Dr Mathews said the lack of transparency behind these platforms’ algorithms makes it difficult to assess if riders’ earnings will decline with reduced competition between platforms.

This situation highlights that platform workers will bear the brunt of market risks when there are changes in business strategies.

He said this could be a sign for delivery riders to upskill or retrain themselves for roles that are more likely to be in demand.

Assistant Professor Lee Wee Kiat, from the College of Business at Nanyang Technological University, said the immediate disruption to consumers should be limited.

But he cautioned that in the long run, they may have less choice and face higher delivery fees due to weaker competition.

Prof Lee added that most riders should be able to shift to the other food delivery platforms easily, but they may face stronger competition for orders during off-peak periods due to the increase in riders.

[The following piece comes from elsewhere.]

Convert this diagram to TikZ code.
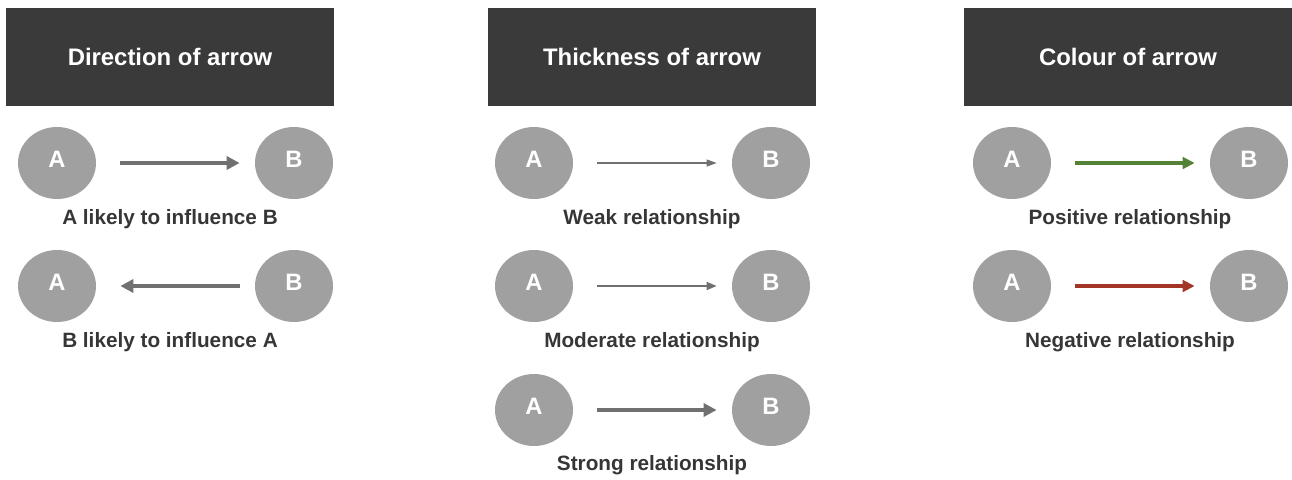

For eateries, he said the operational disruption may be manageable if they were already on multiple platforms to begin with. However, the loss of a third platform would reduce merchants’ bargaining power over commissions, visibility and promotional terms in future.

On the possibility of a new food delivery platform, Prof Seah is of the view that it is unlikely to happen any time soon, as the two incumbent platforms Grab and foodpanda have extensive networks of users and eateries.

As a result, new entrants would need plenty of financial backing or a differentiated and innovative business model to compete effectively against them.